D.M. : Si j’avais montré les dépôts de plainte pour viol dans un commissariat, ça aurait été différent. La PJ, c’est un peu l’élite de la police, même s’il y a aussi des problèmes là! Mais c’est ce que j’ai vu : des enquêteurs qui s’investissent à fond dans leur mission et ont à cœur de résoudre leurs enquêtes, et d’autant plus quand ça concerne ce qu’ils appellent des vraies
victimes, pas celles qui font partie du monde criminel. On sent que ça les atteint personnellement.
Je voulais montrer cet investissement et observer la trajectoire du personnage de Yohan : comment il est amené à se questionner, notamment sur ce que la violence faite aux femmes lui renvoie de sa propre masculinité, de sa propre violence.
Parce que la police, en tout cas judiciaire, reste un monde de mecs, qui sont confrontés à la violence d’autres hommes.

En effet, on a dit de La nuit du 12 qu’il était un film féministe, mais il semble tout autant une radiographie de la masculinité.
D.M. : Oui. Dès le début, j’ai dit que je ne voulais pas en parler comme d’un film féministe. Si des femmes peuvent le trouver féministe, très bien, mais pour moi, le féminisme, c’est un combat porté par les femmes, même si les hommes peuvent l’accompagner et être à l’écoute.
S’autoproclamer féministe, c’est une autre façon de s’approprier quelque chose que je trouve déplacée. Pour moi, c’est un film qui, à la suite du mouvement MeToo, essaie d’être à l’écoute.
À la radio, j’ai entendu une féministe historienne qui disait : « C’est très bien de libérer la parole des femmes, mais il faut aussi libérer l’écoute », ce que j'ai trouvé très juste. Yohan évolue parce qu’il se met à l’écoute de la parole, primordiale, des personnages féminins.
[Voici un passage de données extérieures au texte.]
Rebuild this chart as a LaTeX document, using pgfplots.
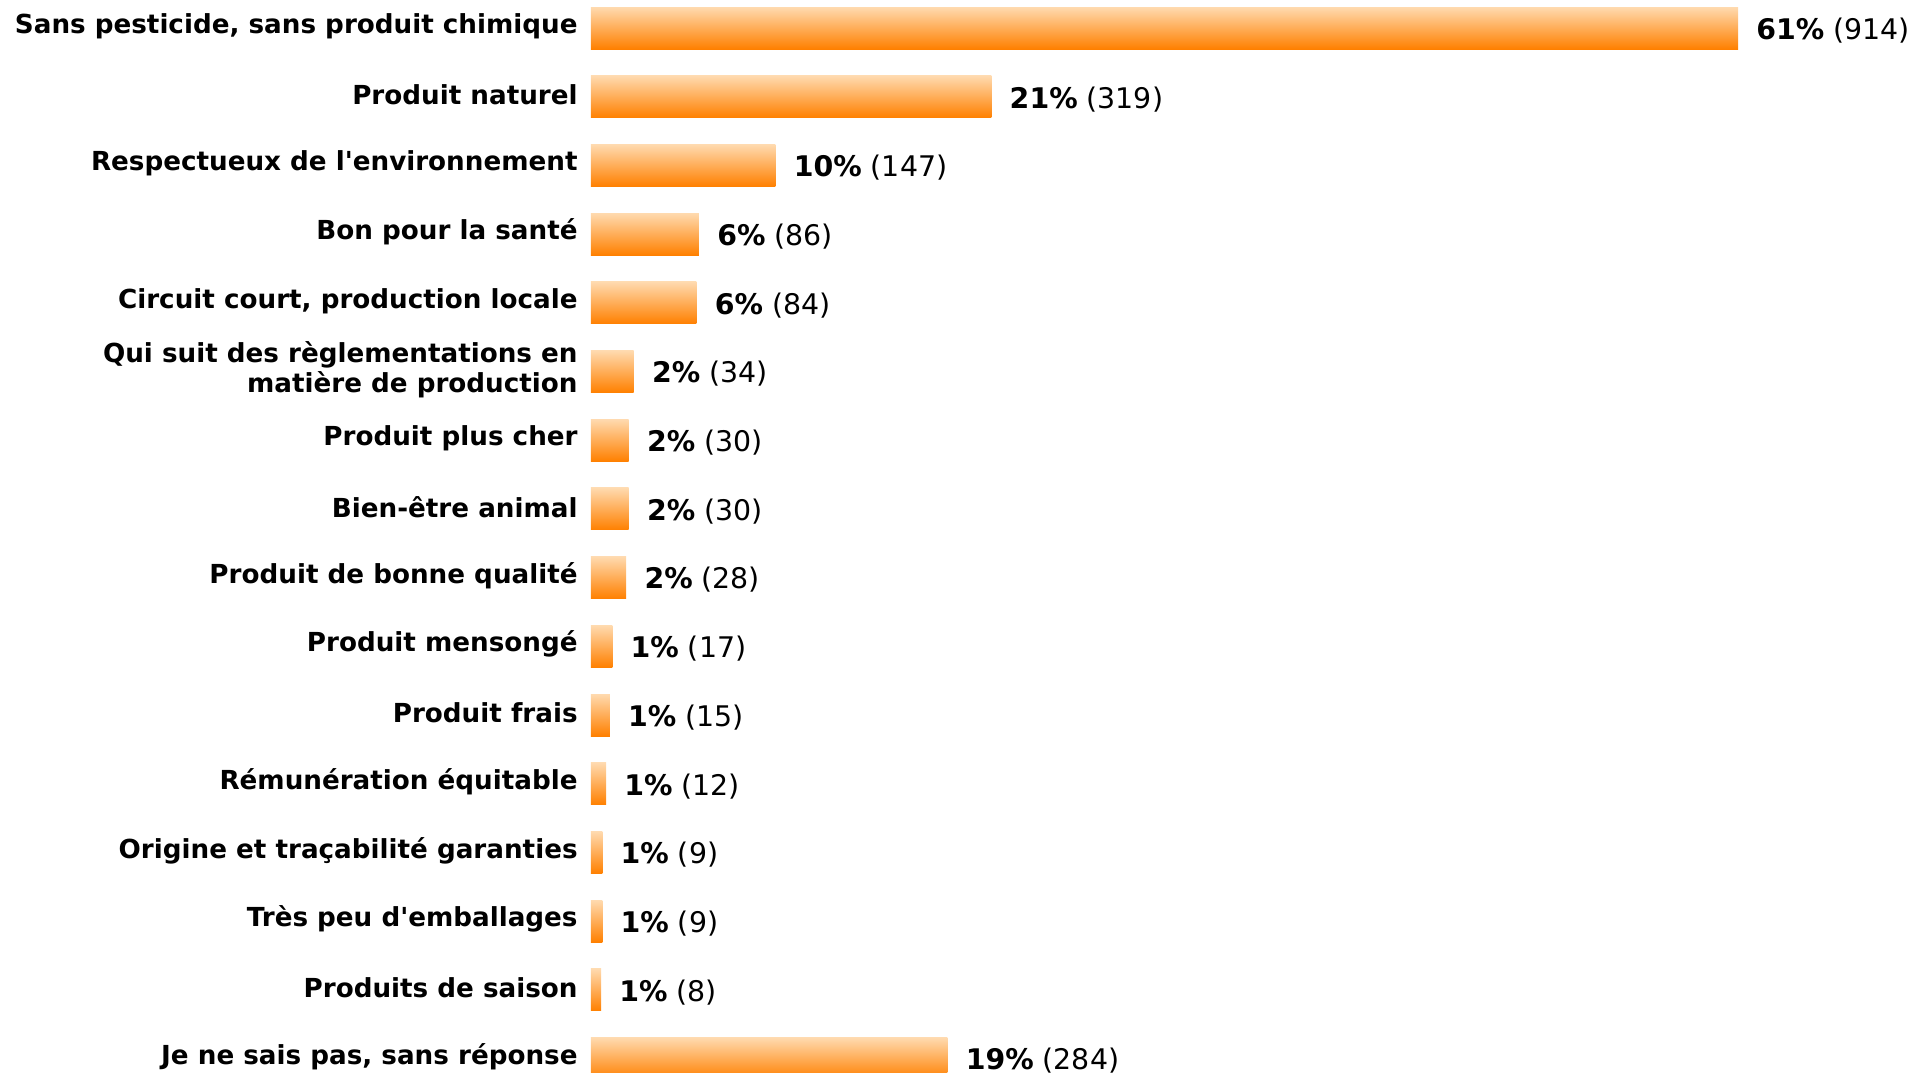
\documentclass[border=0pt]{standalone}
\usepackage{pgfplots}
\pgfplotsset{compat=1.18}
\usepackage{fontspec}
\setmainfont{DejaVu Sans}
\definecolor{bartop}{RGB}{255,218,175}
\definecolor{barbot}{RGB}{255,128,0}
\newcommand{\obar}[3]{%
  \addplot[draw=none, top color=bartop, bottom color=barbot,
    nodes near coords={\textbf{#3\%} (#1)}] coordinates {(#1,#2)};}
\begin{document}
\begin{tikzpicture}
\begin{axis}[
  x=0.6275pt, y=34.35pt,
  y dir=reverse,
  xmin=0, xmax=1055,
  ymin=-0.4076, ymax=15.197,
  enlargelimits=false,
  axis line style={draw=none},
  xtick=\empty,
  ytick={0,...,15},
  major tick length=0pt,
  yticklabels={
    {Sans pesticide, sans produit chimique},
    {Produit naturel},
    {Respectueux de l\textquotesingle environnement},
    {Bon pour la santé},
    {Circuit court, production locale},
    {Qui suit des règlementations en\\matière de production},
    {Produit plus cher},
    {Bien-être animal},
    {Produit de bonne qualité},
    {Produit mensongé},
    {Produit frais},
    {Rémunération équitable},
    {Origine et traçabilité garanties},
    {Très peu d\textquotesingle emballages},
    {Produits de saison},
    {Je ne sais pas, sans réponse}},
  yticklabel style={font=\fontsize{13.1}{14.8}\selectfont\bfseries, align=right, inner sep=0pt, xshift=-6.5pt, yshift=1pt},
  xbar,
  bar width=21pt,
  bar shift=0pt,
  nodes near coords style={anchor=west, inner sep=0pt, xshift=9pt, yshift=-1.2pt, font=\fontsize{14.2}{16}\selectfont, text=black},
]
\obar{914}{0}{61}
\obar{319}{1}{21}
\obar{147}{2}{10}
\obar{86}{3}{6}
\obar{84}{4}{6}
\obar{34}{5}{2}
\obar{30}{6}{2}
\obar{30}{7}{2}
\obar{28}{8}{2}
\obar{17}{9}{1}
\obar{15}{10}{1}
\obar{12}{11}{1}
\obar{9}{12}{1}
\obar{9}{13}{1}
\obar{8}{14}{1}
\obar{284}{15}{19}
\coordinate (TL) at (axis cs:0,-0.4076);
\coordinate (BR) at (axis cs:1055,15.197);
\end{axis}
\pgfresetboundingbox
\path[use as bounding box] ([xshift=-295.5pt]TL) rectangle (BR);
\end{tikzpicture}
\end{document}
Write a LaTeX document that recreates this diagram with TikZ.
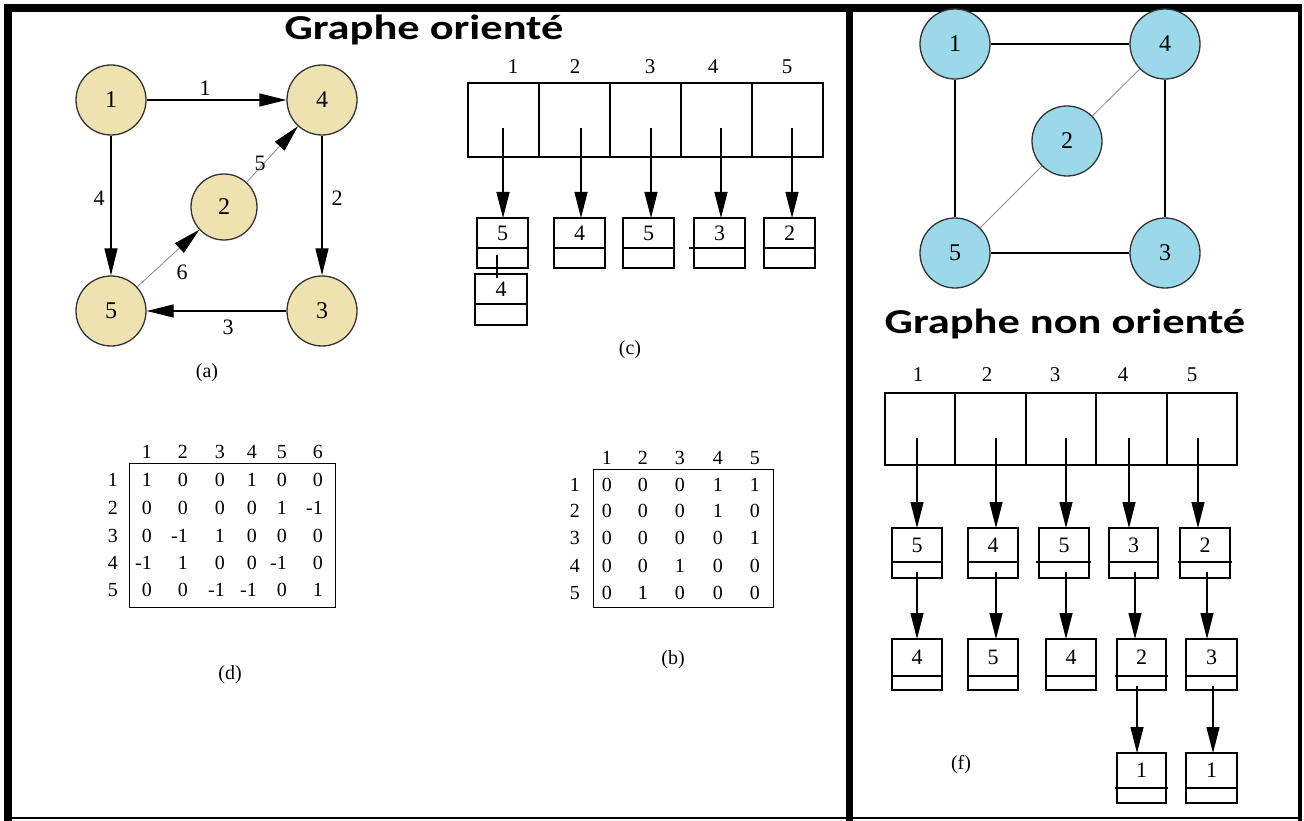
\documentclass[tikz,border=0pt]{standalone}
\usepackage{fontspec}
\setmainfont{Liberation Serif}
\newfontfamily\titlefont[FakeStretch=1.27]{Carlito}
\usetikzlibrary{arrows.meta,calc}
\definecolor{nodetan}{RGB}{238,226,176}
\definecolor{nodeblue}{RGB}{155,216,233}
\newcommand\mkcell[9]{% name, xl, yt, w, h, hd, text, extl, extr
  \node[cellbox, minimum width=#4pt, minimum height=#5pt, anchor=north west] (#1) at (#2,#3) {};
  \draw[line width=2pt] ($(#1.north west)+(-#8,#6)$) -- ($(#1.north east)+(#9,#6)$);
  \node[numtxt] (#1t) at ($(#1.north)+(0,#6/2)$) {#7};
}
\begin{document}
\begin{tikzpicture}[x=1pt,y=-1pt,
  vtx/.style={circle, draw=black!80, line width=1.3pt, minimum size=70pt, inner sep=0pt, font=\fontsize{24}{28}\selectfont},
  tanv/.style={vtx, fill=nodetan},
  bluev/.style={vtx, fill=nodeblue},
  dedge/.style={line width=1.3pt, -{Triangle[length=27pt,width=13pt]}},
  thinedge/.style={line width=0.8pt, draw=black!45},
  thinarrow/.style={thinedge, -{Triangle[length=27pt,width=13pt,black]}},
  uedge/.style={line width=1.3pt},
  elab/.style={font=\fontsize{22}{26}\selectfont, inner sep=0pt},
  cellbox/.style={draw, line width=2pt, rectangle, inner sep=0pt, outer sep=0pt},
  numtxt/.style={font=\fontsize{22}{26}\selectfont, inner sep=0pt},
  hdtxt/.style={font=\fontsize{21}{25}\selectfont, inner sep=0pt},
  larrow/.style={line width=1.3pt, -{Triangle[length=26pt,width=13pt]}},
  mtxt/.style={font=\fontsize{20}{24}\selectfont, inner sep=0pt, anchor=east},
  captxt/.style={font=\fontsize{20}{24}\selectfont, inner sep=0pt},
  ttl/.style={font=\titlefont\bfseries\fontsize{35}{40}\selectfont, inner sep=0pt}
]
\fill[white] (0,0) rectangle (1304,821);
\useasboundingbox (0,0) rectangle (1304,821);

% frame
\draw[line width=8pt] (8,4) -- (8,821);
\draw[line width=8pt] (4,8) -- (1302,8);
\draw[line width=4pt] (1300,4) -- (1300,821);
\draw[line width=2pt] (4,818) -- (1302,818);
\draw[line width=7pt] (849.5,4) -- (849.5,821);

% titles
\node[ttl] (t1) at (424,30) {Graphe orienté};
\node[ttl] (t2) at (1065,324) {Graphe non orienté};

% directed graph (a)
\node[tanv] (a1) at (111,100) {1};
\node[tanv] (a4) at (322,100) {4};
\node[tanv, minimum size=66pt] (a2) at (224,207) {2};
\node[tanv] (a5) at (111,311) {5};
\node[tanv] (a3) at (322,311) {3};
\draw[dedge] (a1) -- (a4);
\draw[dedge] (a1) -- (a5);
\draw[dedge] (a4) -- (a3);
\draw[dedge] (a3) -- (a5);
\draw[thinarrow] (a5) -- (a2);
\draw[thinarrow] (a2) -- (a4);
\node[elab] (e1) at (205,88) {1};
\node[elab] (e4) at (99,198) {4};
\node[elab] (e2) at (337,198) {2};
\node[elab] (e3) at (228,327) {3};
\node[elab] (e6) at (182,272) {6};
\node[elab] (e5) at (260,163) {5};
\node[captxt] (capa) at (207,373) {(a)};

% undirected graph
\node[bluev] (b1) at (955,44) {1};
\node[bluev] (b4) at (1165,44) {4};
\node[bluev] (b2) at (1067,141) {2};
\node[bluev] (b5) at (955,253) {5};
\node[bluev] (b3) at (1165,253) {3};
\draw[uedge] (b1) -- (b4);
\draw[uedge] (b1) -- (b5);
\draw[uedge] (b4) -- (b3);
\draw[uedge] (b5) -- (b3);
\draw[thinedge] (b5) -- (b2);
\draw[thinedge] (b2) -- (b4);

% adjacency list (c)
\foreach \i/\xl in {1/468,2/539,3/610,4/681,5/752}{
  \node[cellbox, minimum width=71pt, minimum height=74pt, anchor=north west] (ch\i) at (\xl,83) {};
}
\foreach \i/\x in {1/513,2/575,3/650,4/713,5/787}{
  \node[hdtxt] (chl\i) at (\x,67) {\i};
}
\mkcell{c1}{477}{218}{51}{50}{30}{5}{0}{0}
\mkcell{c2}{554}{218}{51}{50}{30}{4}{0}{0}
\mkcell{c3}{623}{218}{51}{50}{30}{5}{0}{0}
\mkcell{c4}{694}{218}{51}{50}{30}{3}{5}{0}
\mkcell{c5}{764}{218}{51}{50}{30}{2}{0}{0}
\mkcell{c1b}{475}{274}{52}{51}{30}{4}{0}{0}
\foreach \i/\x/\tgt in {1/503/c1,2/581/c2,3/651/c3,4/721/c4,5/792/c5}{
  \coordinate (cs\i) at (\x,128);
  \draw[larrow] (cs\i) -- (cs\i |- \tgt.north);
}
\coordinate (cp1) at (497,255);
\draw[line width=1.3pt] (cp1) -- ($(cp1 |- c1b.north)+(0,4)$);
\node[captxt] (capc) at (630,350) {(c)};

% incidence matrix (d)
\node[draw, line width=1.3pt, rectangle, inner sep=0pt, minimum width=206pt, minimum height=144pt, anchor=north west] (dbox) at (129,463) {};
\foreach \c/\x in {1/147,2/183,3/220,4/252,5/282,6/318}{
  \node[mtxt] (dh\c) at (\x+5,452) {\c};
}
\foreach \r/\y in {1/480,2/508,3/536,4/563,5/590}{
  \node[mtxt] (dr\r) at (118,\y) {\r};
}
\foreach \r/\y/\vals in {1/480/{1,0,0,1,0,0},2/508/{0,0,0,0,1,-1},3/536/{0,-1,1,0,0,0},4/563/{-1,1,0,0,-1,0},5/590/{0,0,-1,-1,0,1}}{
  \foreach \v [count=\c] in \vals {
    \pgfmathsetmacro{\xx}{{147,183,220,252,282,318}[\c-1]+5}
    \node[mtxt] (d\r\c) at (\xx,\y) {\v};
  }
}
\node[captxt] (capd) at (230,675) {(d)};

% adjacency matrix (b)
\node[draw, line width=1.3pt, rectangle, inner sep=0pt, minimum width=180pt, minimum height=138pt, anchor=north west] (bbox) at (593,469) {};
\foreach \c/\x in {1/607,2/643,3/680,4/718,5/755}{
  \node[mtxt] (bh\c) at (\x+5,458) {\c};
}
\foreach \r/\y in {1/485,2/511,3/538,4/566,5/593}{
  \node[mtxt] (br\r) at (580,\y) {\r};
}
\foreach \r/\y/\vals in {1/485/{0,0,0,1,1},2/511/{0,0,0,1,0},3/538/{0,0,0,0,1},4/566/{0,0,1,0,0},5/593/{0,1,0,0,0}}{
  \foreach \v [count=\c] in \vals {
    \pgfmathsetmacro{\xx}{{607,643,680,718,755}[\c-1]+5}
    \node[mtxt] (bm\r\c) at (\xx,\y) {\v};
  }
}
\node[captxt] (capb) at (673,660) {(b)};

% adjacency list (f)
\foreach \i/\xl in {1/885,2/955.4,3/1025.8,4/1096.2,5/1166.6}{
  \node[cellbox, minimum width=70.4pt, minimum height=72pt, anchor=north west] (fh\i) at (\xl,393) {};
}
\foreach \i/\x in {1/918,2/987,3/1055,4/1123,5/1192}{
  \node[hdtxt] (fhl\i) at (\x,375) {\i};
}
\mkcell{f11}{892}{528}{50}{50}{34}{5}{0}{0}
\mkcell{f12}{968}{528}{50}{50}{34}{4}{0}{0}
\mkcell{f13}{1039}{528}{50}{50}{34}{5}{3}{2}
\mkcell{f14}{1109}{528}{49}{50}{34}{3}{0}{0}
\mkcell{f15}{1180}{528}{50}{50}{34}{2}{2}{2}
\mkcell{f21}{892}{639}{50}{51}{37}{4}{0}{0}
\mkcell{f22}{968}{639}{50}{51}{37}{5}{0}{0}
\mkcell{f23}{1046}{639}{50}{51}{37}{4}{0}{0}
\mkcell{f24}{1117}{639}{49}{51}{37}{2}{2}{2}
\mkcell{f25}{1186}{639}{51}{51}{37}{3}{0}{0}
\mkcell{f34}{1117}{753}{49}{50}{35}{1}{2}{2}
\mkcell{f35}{1186}{753}{51}{50}{35}{1}{0}{0}
\foreach \i/\x/\tgt in {1/917/f11,2/996/f12,3/1066/f13,4/1129/f14,5/1198/f15}{
  \coordinate (fs\i) at (\x,438);
  \draw[larrow] (fs\i) -- (fs\i |- \tgt.north);
}
\foreach \i/\x/\tgt in {1/917/f21,2/996/f22,3/1066/f23,4/1135/f24,5/1207/f25}{
  \coordinate (fm\i) at (\x,572);
  \draw[larrow] (fm\i) -- (fm\i |- \tgt.north);
}
\foreach \i/\x/\tgt in {4/1137/f34,5/1213/f35}{
  \coordinate (fn\i) at (\x,686);
  \draw[larrow] (fn\i) -- (fn\i |- \tgt.north);
}
\node[captxt] (capf) at (961,765) {(f)};
\end{tikzpicture}
\end{document}
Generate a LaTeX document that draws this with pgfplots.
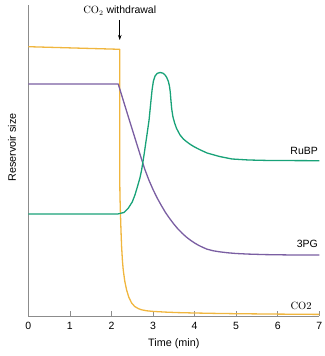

Aviez-vous pensé à Bouli Lanners et Bastien Bouillon dès l’écriture?
D.M. : En fait, je n’ai jamais écrit pour quelqu’un. Avec Gilles, on garde ça pour la fin. Bouli, par contre, est venu assez vite. C’est un comédien que j’aime beaucoup, qui déborde d’humanité, de générosité, d’émotion. Je me souviens que sa corpulence m’avait fait hésiter, parce que Pauline Guéna m’avait dit que les policiers de la PJ étaient plutôt minces, mais quand j’ai fait l’immersion, j’ai bien vu que ce n’était pas une règle (rires).
Pour Bastien, c’était un peu plus long. Le personnage est difficile à incarner : il est en intériorité, beaucoup de choses passent par le regard…
Mais Bastien a fait un essai sur la scène assez difficile de discussion avec la juge d’instruction, qui est très écrite, très littéraire. Beaucoup essayaient d’amener du naturalisme, mais lui pas du tout. Il a essayé quelque chose de très droit, de très précis, sans lâcher sa partenaire du regard, et ce côté implacable m’a beaucoup plu.

Aviez-vous des références, des inspirations?
D.M : Bien sûr, on a évoqué pendant l’écriture Zodiac de Fincher,
mais aussi la série Twin Peaks de Lynch parce que Gilles et moi aimons beaucoup son travail, mais surtout parce que Laura Palmer, la victime, plane constamment sur tous les épisodes, même si on ne la voit pas.
On voulait que ce soit la même chose : que Clara ne soit pas un prétexte pour montrer des policiers héroïques, qu’on ne l’oublie pas. Sinon, on a aussi pensé au Samouraï de Melville, avec ce personnage de Delon mutique, duquel on ne sait pas grand-chose.
La nuit du 12, à voir en salle le 2 juin.